Saturday, August 22, 2009

Vatican criticises bishop over church closure

A senior Vatican official has criticised Bishop Brian Noble of Shrewsbury over his closure of a well-attended church.

Archbishop Mauro Piacenzo, the secretary of the Congregation for Clergy, said the closure of Ss Peter and Paul church in New Brighton, on the Wirral coast, did not fulfil the Code of Canon Law requirement that "the good of souls would not be harmed".

His statement was part of an official ruling after parishioners lodged an appeal with the Congregation for Clergy last year.

Ss Peter and Paul church, known as the "Dome of Home" because it could be seen by sailors out at sea, was closed last August despite protests from parishioners.

The parish was moved to a nearby Anglican church under a temporary church-sharing arrangement.

Archbishop Piacenzo said in his ruling that the diocese had followed correct procedure in closing the church by consulting the parish.

But solicitors who made the complaint on behalf of parishioners said their appeal was upheld by the congregation and therefore the closure was "null and void".

Anthony McKeever, a partner at the law firm BBH, said: "In canon law the decree of closure is inadequate. There isn't any other [outcome] apart from the reopening of the church."

Mr McKeever did not want to disclose the exact wording of the ruling until an agreement about the future of the church had been reached with the diocese.

A spokesman for the diocese, however, refused to comment on whether the church might be re-opened.

Instead he said the ruling confirmed that "the procedures for closing the church of Ss Peter and Paul, New Brighton, were carried out correctly".

He said: "In addition [the diocese] also notes that the primary concern, which it shares, is that the Catholic community should have a permanent place of worship.
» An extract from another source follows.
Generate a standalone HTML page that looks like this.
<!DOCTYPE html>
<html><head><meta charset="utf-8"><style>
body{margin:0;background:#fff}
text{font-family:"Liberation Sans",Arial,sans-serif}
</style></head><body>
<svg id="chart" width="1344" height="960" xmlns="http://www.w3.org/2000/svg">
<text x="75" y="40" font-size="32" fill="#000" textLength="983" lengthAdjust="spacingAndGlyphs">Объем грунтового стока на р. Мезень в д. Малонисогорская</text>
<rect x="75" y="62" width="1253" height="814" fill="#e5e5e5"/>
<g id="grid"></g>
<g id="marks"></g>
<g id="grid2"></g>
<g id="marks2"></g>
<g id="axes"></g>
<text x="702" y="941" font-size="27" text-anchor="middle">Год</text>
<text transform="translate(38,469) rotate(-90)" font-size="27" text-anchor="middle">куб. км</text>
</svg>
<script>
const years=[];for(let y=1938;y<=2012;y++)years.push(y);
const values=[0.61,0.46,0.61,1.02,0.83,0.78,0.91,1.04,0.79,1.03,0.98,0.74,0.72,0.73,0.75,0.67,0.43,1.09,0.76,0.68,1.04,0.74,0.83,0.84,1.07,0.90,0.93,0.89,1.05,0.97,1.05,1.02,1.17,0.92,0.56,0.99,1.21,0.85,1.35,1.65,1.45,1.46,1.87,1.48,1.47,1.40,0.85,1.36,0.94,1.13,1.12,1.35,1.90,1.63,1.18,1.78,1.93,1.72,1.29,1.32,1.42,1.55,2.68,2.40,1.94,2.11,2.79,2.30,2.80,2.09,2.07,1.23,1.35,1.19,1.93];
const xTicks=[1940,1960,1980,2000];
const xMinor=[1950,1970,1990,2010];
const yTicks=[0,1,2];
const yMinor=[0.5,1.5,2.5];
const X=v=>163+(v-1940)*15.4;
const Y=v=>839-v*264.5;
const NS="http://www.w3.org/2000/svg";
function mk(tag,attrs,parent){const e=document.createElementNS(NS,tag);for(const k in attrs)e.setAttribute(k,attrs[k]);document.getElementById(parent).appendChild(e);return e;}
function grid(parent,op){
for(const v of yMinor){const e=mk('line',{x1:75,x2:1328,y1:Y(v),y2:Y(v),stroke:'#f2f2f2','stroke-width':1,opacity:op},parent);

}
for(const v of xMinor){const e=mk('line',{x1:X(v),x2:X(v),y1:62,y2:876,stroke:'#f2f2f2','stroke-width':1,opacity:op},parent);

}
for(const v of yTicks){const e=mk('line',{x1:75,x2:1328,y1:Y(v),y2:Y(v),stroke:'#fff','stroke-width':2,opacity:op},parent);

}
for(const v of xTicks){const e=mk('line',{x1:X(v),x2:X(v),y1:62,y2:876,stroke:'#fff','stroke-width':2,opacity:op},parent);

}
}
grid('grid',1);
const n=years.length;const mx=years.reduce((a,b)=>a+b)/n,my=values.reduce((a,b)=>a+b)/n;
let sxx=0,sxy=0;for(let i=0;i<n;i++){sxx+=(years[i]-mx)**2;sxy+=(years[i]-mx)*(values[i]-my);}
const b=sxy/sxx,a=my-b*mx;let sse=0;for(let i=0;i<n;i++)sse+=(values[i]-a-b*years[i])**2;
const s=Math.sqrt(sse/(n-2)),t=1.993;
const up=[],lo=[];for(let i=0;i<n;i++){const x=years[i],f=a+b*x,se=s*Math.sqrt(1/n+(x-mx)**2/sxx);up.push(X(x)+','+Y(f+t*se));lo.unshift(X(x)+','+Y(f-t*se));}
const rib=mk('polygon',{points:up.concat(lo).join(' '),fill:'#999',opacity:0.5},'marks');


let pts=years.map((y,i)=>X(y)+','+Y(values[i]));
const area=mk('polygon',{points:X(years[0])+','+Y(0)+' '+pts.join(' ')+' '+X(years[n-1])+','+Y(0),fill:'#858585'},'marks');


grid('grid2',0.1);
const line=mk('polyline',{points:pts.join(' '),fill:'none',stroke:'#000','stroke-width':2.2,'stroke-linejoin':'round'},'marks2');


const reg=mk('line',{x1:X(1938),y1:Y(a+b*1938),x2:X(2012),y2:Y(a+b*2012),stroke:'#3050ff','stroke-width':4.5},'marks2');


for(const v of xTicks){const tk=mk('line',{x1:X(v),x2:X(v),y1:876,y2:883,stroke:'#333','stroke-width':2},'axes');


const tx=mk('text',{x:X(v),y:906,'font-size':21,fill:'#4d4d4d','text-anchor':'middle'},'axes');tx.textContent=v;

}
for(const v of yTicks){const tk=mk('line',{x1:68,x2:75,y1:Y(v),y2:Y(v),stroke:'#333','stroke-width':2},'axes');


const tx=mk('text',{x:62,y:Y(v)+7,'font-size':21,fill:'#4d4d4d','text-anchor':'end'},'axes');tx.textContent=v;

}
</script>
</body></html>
Everything will be done to achieve this objective."

The Diocese of Shrewsbury can appeal against the Vatican ruling and, if that fails, it can take the case to the Apostolic Signatura, the Church's highest judicial body apart from the Pope.

But according to Mr McKeever the diocese's lawyers, Hague and Lambert, said last year that "our clients reiterate that they will be bound by the decision of the congregation in Rome".
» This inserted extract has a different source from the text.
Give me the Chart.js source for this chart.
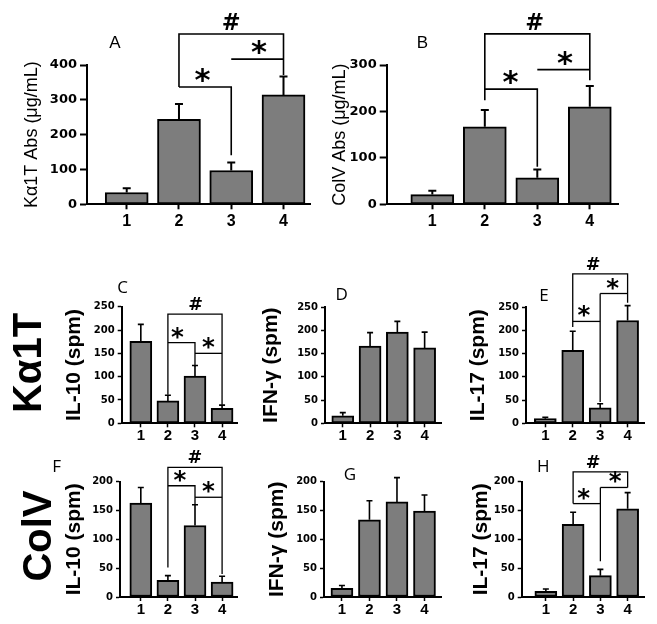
<!DOCTYPE html>
<html><head><meta charset="utf-8">
<script src="https://cdn.jsdelivr.net/npm/chart.js@4.4.1/dist/chart.umd.min.js"></script>
<style>
html,body{margin:0;padding:0;background:#fff;}
#wrap{position:relative;width:657px;height:624px;overflow:hidden;background:#fff;}
#wrap canvas{position:absolute;left:0;top:0;}
.lbl{position:absolute;white-space:nowrap;line-height:1;color:#000;transform:translate(-50%,-50%);}
.rot{transform:translate(-50%,-50%) rotate(-90deg);}
</style></head>
<body><div id="wrap"></div>
<script>
// ---------- data ----------
const categories = ['1', '2', '3', '4'];

const ka1tAbsTicks = [0, 100, 200, 300, 400];
const colvAbsTicks = [0, 100, 200, 300];
const ka1tSpmTicks = [0, 50, 100, 150, 200, 250];
const colvSpmTicks = [0, 50, 100, 150, 200];

const ka1tAbsMean = [34, 244, 97, 314];
const ka1tAbsSem  = [12, 44, 23, 53];
const colvAbsMean = [21, 167, 57, 210];
const colvAbsSem  = [8, 36, 18, 45];

const ka1tIL10Mean = [176, 48, 101, 32];
const ka1tIL10Sem  = [36, 12, 23, 7];
const ka1tIFNgMean = [16, 166, 196, 162];
const ka1tIFNgSem  = [7, 29, 23, 34];
const ka1tIL17Mean = [10, 157, 33, 221];
const ka1tIL17Sem  = [3, 41, 9, 32];

const colvIL10Mean = [163, 29, 124, 26];
const colvIL10Sem  = [27, 8, 36, 10];
const colvIFNgMean = [15, 134, 165, 149];
const colvIFNgSem  = [5, 33, 42, 28];
const colvIL17Mean = [10, 126, 37, 153];
const colvIL17Sem  = [4, 21, 11, 28];

// significance brackets: polylines of [group, value]; marks: [group, value, text]
const bracketsA = [[[2,337],[2,489],[4,489],[4,371]], [[2,337],[3,337],[3,141]], [[3,417],[4,417]]];
const marksA    = [[3,489,'#'], [2.45,337,'*'], [3.53,417,'*']];
const bracketsB = [[[2,224],[2,367],[4,367],[4,267]], [[2,248],[3,248],[3,81]], [[3,290],[4,290]]];
const marksB    = [[2.95,367,'#'], [2.49,248,'*'], [3.53,290,'*']];
const bracketsC = [[[2,61],[2,234],[4,234],[4,40]], [[2,173],[3,173],[3,121]], [[3,150],[4,150]]];
const marksC    = [[3.03,234,'#'], [2.35,173,'*'], [3.5,150,'*']];
const bracketsE = [[[2,207],[2,321],[4,321],[4,259]], [[2,219],[3,219]], [[3,279],[3,46]], [[3,279],[4,279]]];
const marksE    = [[2.75,321,'#'], [2.41,219,'*'], [3.46,279,'*']];
const bracketsF = [[[2,51],[2,225],[4,225],[4,40]], [[2,193],[3,193],[3,160]], [[3,173],[4,173]]];
const marksF    = [[3.0,225,'#'], [2.45,193,'*'], [3.5,173,'*']];
const bracketsH = [[[2,162],[2,217],[4,217],[4,190]], [[2,162],[3,162]], [[3,190],[3,62]], [[3,190],[4,190]]];
const marksH    = [[2.74,217,'#'], [2.39,162,'*'], [3.55,190,'*']];

// ---------- layout / style ----------
const W = 657, H = 624, X_AXIS_H = 30;
const SANS = '"Liberation Sans", Arial, sans-serif';
const MARKFONT = '"DejaVu Sans", sans-serif';
const barFill = '#7d7d7d';

const topStyle = {barW:43, barBorder:2, axisW:2, tickW:2, xTickLen:5, xTickSize:16, xTickPad:3,
  yTickSize:13, yTickPad:3, yTickLen:7, titleSize:18, titleWeight:'normal',
  errW:2, cap:8, brW:1.6, starW:15, hashW:16, markGap:4};
const midStyle = {barW:22, barBorder:2, axisW:2, tickW:1.5, xTickLen:4, xTickSize:15, xTickPad:0,
  yTickSize:10, yTickPad:3, yTickLen:4, titleSize:21, titleWeight:'bold',
  errW:1.6, cap:6, brW:1.3, starW:12, hashW:12.5, markGap:4};

const panels = [
  {row:'top', mean:ka1tAbsMean, sem:ka1tAbsSem, ticks:ka1tAbsTicks, lines:bracketsA, marks:marksA,
   title:'Kα1T Abs (μg/mL)', L:87, R:310, T:65, B:204.3, xmin:0.24, xmax:4.507, TX:32},
  {row:'top', mean:colvAbsMean, sem:colvAbsSem, ticks:colvAbsTicks, lines:bracketsB, marks:marksB,
   title:'ColV Abs (μg/mL)', L:386.7, R:618.3, T:65, B:204.3, xmin:0.131, xmax:4.543, TX:340},
  {row:'mid', mean:ka1tIL10Mean, sem:ka1tIL10Sem, ticks:ka1tSpmTicks, lines:bracketsC, marks:marksC,
   title:'IL-10 (spm)', L:121.7, R:237.5, T:306.7, B:423.3, xmin:0.294, xmax:4.57, TX:74},
  {row:'mid', mean:ka1tIFNgMean, sem:ka1tIFNgSem, ticks:ka1tSpmTicks, lines:[], marks:[],
   title:'IFN-γ (spm)', L:325, R:441, T:307, B:423.3, xmin:0.348, xmax:4.6, TX:271.5},
  {row:'mid', mean:ka1tIL17Mean, sem:ka1tIL17Sem, ticks:ka1tSpmTicks, lines:bracketsE, marks:marksE,
   title:'IL-17 (spm)', L:526, R:644.6, T:307, B:423.3, xmin:0.296, xmax:4.62, TX:478},
  {row:'mid', mean:colvIL10Mean, sem:colvIL10Sem, ticks:colvSpmTicks, lines:bracketsF, marks:marksF,
   title:'IL-10 (spm)', L:120, R:237, T:481.7, B:597, xmin:0.232, xmax:4.55, TX:74},
  {row:'mid', mean:colvIFNgMean, sem:colvIFNgSem, ticks:colvSpmTicks, lines:[], marks:[],
   title:'IFN-γ (spm)', L:324, R:441, T:481.7, B:597, xmin:0.348, xmax:4.6, TX:277},
  {row:'mid', mean:colvIL17Mean, sem:colvIL17Sem, ticks:colvSpmTicks, lines:bracketsH, marks:marksH,
   title:'IL-17 (spm)', L:521.7, R:644, T:481.7, B:597, xmin:0.114, xmax:4.6, TX:481},
];

const htmlLabels = [
  {t:'A', x:115, y:43, font:'17px ' + SANS},
  {t:'B', x:422.5, y:42.5, font:'17px ' + SANS},
  {t:'C', x:122.5, y:286, font:'17px "Open Sans", sans-serif'},
  {t:'D', x:341.7, y:293.3, font:'17px "Open Sans", sans-serif'},
  {t:'E', x:544, y:294.3, font:'17px "Open Sans", sans-serif'},
  {t:'F', x:56.7, y:464.5, font:'17px "Open Sans", sans-serif'},
  {t:'G', x:350, y:473.3, font:'17px "Open Sans", sans-serif'},
  {t:'H', x:543.3, y:464.8, font:'17px "Open Sans", sans-serif'},
  {t:'Kα1T', x:27, y:363, font:'bold 40px ' + SANS, rot:true},
  {t:'ColV', x:37, y:536, font:'bold 40px ' + SANS, rot:true},
];

const wrap = document.getElementById('wrap');

function annot(p, st) {
  return {
    id: 'annot',
    afterDatasetsDraw(chart) {
      const ctx = chart.ctx, xs = chart.scales.x, ys = chart.scales.y;
      ctx.save();
      ctx.strokeStyle = '#000';
      ctx.lineCap = 'butt';
      ctx.lineWidth = st.errW;
      p.mean.forEach((m, i) => {
        const px = xs.getPixelForValue(i + 1);
        const y0 = ys.getPixelForValue(m);
        const y1 = ys.getPixelForValue(m + p.sem[i]);
        ctx.beginPath();
        ctx.moveTo(px, y0); ctx.lineTo(px, y1);
        ctx.moveTo(px - st.cap / 2, y1); ctx.lineTo(px + st.cap / 2, y1);
        ctx.stroke();
      });
      ctx.lineWidth = st.brW;
      ctx.lineJoin = 'miter';
      p.lines.forEach(pl => {
        ctx.beginPath();
        pl.forEach(([vx, vy], k) => {
          const X = xs.getPixelForValue(vx), Y = ys.getPixelForValue(vy);
          if (k) ctx.lineTo(X, Y); else ctx.moveTo(X, Y);
        });
        ctx.stroke();
      });
      ctx.fillStyle = '#000';
      ctx.textAlign = 'left';
      ctx.textBaseline = 'alphabetic';
      p.marks.forEach(([vx, vy, t]) => {
        const target = t === '*' ? st.starW : st.hashW;
        ctx.font = 'bold 100px ' + MARKFONT;
        let m = ctx.measureText(t);
        const size = 100 * target / (m.actualBoundingBoxLeft + m.actualBoundingBoxRight);
        ctx.font = 'bold ' + size.toFixed(2) + 'px ' + MARKFONT;
        m = ctx.measureText(t);
        const gh = m.actualBoundingBoxAscent + m.actualBoundingBoxDescent;
        const cx = xs.getPixelForValue(vx);
        const cy = ys.getPixelForValue(vy) - st.markGap - gh / 2;
        ctx.fillText(t, cx - (m.actualBoundingBoxRight - m.actualBoundingBoxLeft) / 2,
                     cy + (m.actualBoundingBoxAscent - m.actualBoundingBoxDescent) / 2);
      });
      ctx.restore();
    }
  };
}

function makeChart(p) {
  const st = p.row === 'top' ? topStyle : midStyle;
  const cv = document.createElement('canvas');
  cv.width = W; cv.height = H;
  cv.style.width = W + 'px'; cv.style.height = H + 'px';
  wrap.appendChild(cv);
  const lh = st.titleSize * 1.2;
  new Chart(cv, {
    type: 'bar',
    data: {
      datasets: [{
        data: p.mean.map((v, i) => ({x: i + 1, y: v})),
        backgroundColor: barFill,
        borderColor: '#000',
        borderWidth: st.barBorder,
        borderSkipped: false,
        barThickness: st.barW
      }]
    },
    options: {
      responsive: false,
      animation: false,
      devicePixelRatio: 1,
      events: [],
      layout: {padding: {left: 0, top: p.T, right: W - p.R, bottom: H - p.B - X_AXIS_H}},
      plugins: {legend: {display: false}, tooltip: {enabled: false}},
      scales: {
        x: {
          type: 'linear', min: p.xmin, max: p.xmax, offset: false,
          afterBuildTicks: s => { s.ticks = categories.map((c, i) => ({value: i + 1})); },
          afterFit: s => { s.height = X_AXIS_H; },
          ticks: {
            callback: v => categories[Math.round(v) - 1],
            font: {family: SANS, weight: 'bold', size: st.xTickSize},
            color: '#000', padding: st.xTickPad, autoSkip: false, maxRotation: 0
          },
          grid: {display: true, drawOnChartArea: false, drawTicks: true, offset: false,
                 tickLength: st.xTickLen, tickWidth: st.tickW, tickColor: '#000', color: '#000'},
          border: {display: true, color: '#000', width: st.axisW}
        },
        y: {
          min: 0, max: p.ticks[p.ticks.length - 1],
          afterBuildTicks: s => { s.ticks = p.ticks.map(v => ({value: v})); },
          afterFit: s => { s.width = p.L; },
          ticks: {
            font: {family: '"DejaVu Sans", sans-serif', weight: 'bold', size: st.yTickSize},
            color: '#000', padding: st.yTickPad, autoSkip: false
          },
          grid: {display: true, drawOnChartArea: false, drawTicks: true,
                 tickLength: st.yTickLen, tickWidth: st.tickW, tickColor: '#000', color: '#000'},
          border: {display: true, color: '#000', width: st.axisW},
          title: {
            display: true, text: p.title, color: '#000',
            font: {family: SANS, size: st.titleSize, weight: st.titleWeight},
            padding: {top: p.TX - lh / 2, bottom: 0}
          }
        }
      }
    },
    plugins: [annot(p, st)]
  });
}

panels.forEach(makeChart);

htmlLabels.forEach(l => {
  const d = document.createElement('div');
  d.className = 'lbl' + (l.rot ? ' rot' : '');
  d.textContent = l.t;
  d.style.left = l.x + 'px';
  d.style.top = l.y + 'px';
  d.style.font = l.font;
  wrap.appendChild(d);
});
</script>
</body></html>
Mr McKeever has asked the diocese, through its lawyers, to clarify whether it will abide by the Vatican ruling and re-open the church.

It is not the first time that the Congregation for Clergy has criticised Bishop Noble over his handling of Ss Peter and Paul parish.

Shortly before the church closed last year Mgr Giovanni Carru, the under-secretary of the congregation, told parishioners in a letter that Bishop Noble had made clear "there are no plans to close the church".

Mgr Carru also said the idea of moving Masses to an Anglican church was "a novel plan" that would "naturally be of concern to this congregation".

The Diocese of Shrewsbury said when it closed Ss Peter and Paul's church that it was too expensive to run and would need more than £800,000 worth of repairs.

The church can seat 650 people but less than half that number attended Sunday Mass in the months before it was closed. It had a congregation of 400 until Mass was moved to the awkward time of 8.30am.

Parishioners have been fiercely opposed to the closure of the church ever since it was first announced in 2007.

In a letter Bishop Noble said diocesan trustees had "taken the decision to close the church in two years' time".

A campaign group was set up called SOUL (Save Our Unique Landmark) which organised a petition with more than 1,000 signatures and sent letters to the bishop, the Vatican and the Prince of Wales.

The group organised its own structural assessment of the church, conducted by Brian Morton, former engineer to Canterbury Cathedral, which concluded that the diocese's projections for repair works were "gross over-estimates".

Mr Morton said in a letter to the bishop: "Had regular maintenance been carried out, even within the confines of parish finances, the building would today be in good condition."

In spring last year the diocesan spokesman said that, in fact, no decision had been made and that Ss Peter and Paul might be kept open after all. Three months later, in August, the church was closed.

A Grade II-listed building, the church was built in the 1930s with money raised by Fr Tom Mullins, known at the time as "the Pope of the Wirral".

Architectural historians have praised its "volume lightness", "lofty interior", and "superb altar, reredos and transept chapels".

One parishioner, Tom Tolond, was present at its first Mass in 1935 as an altar server and at one of its last Masses.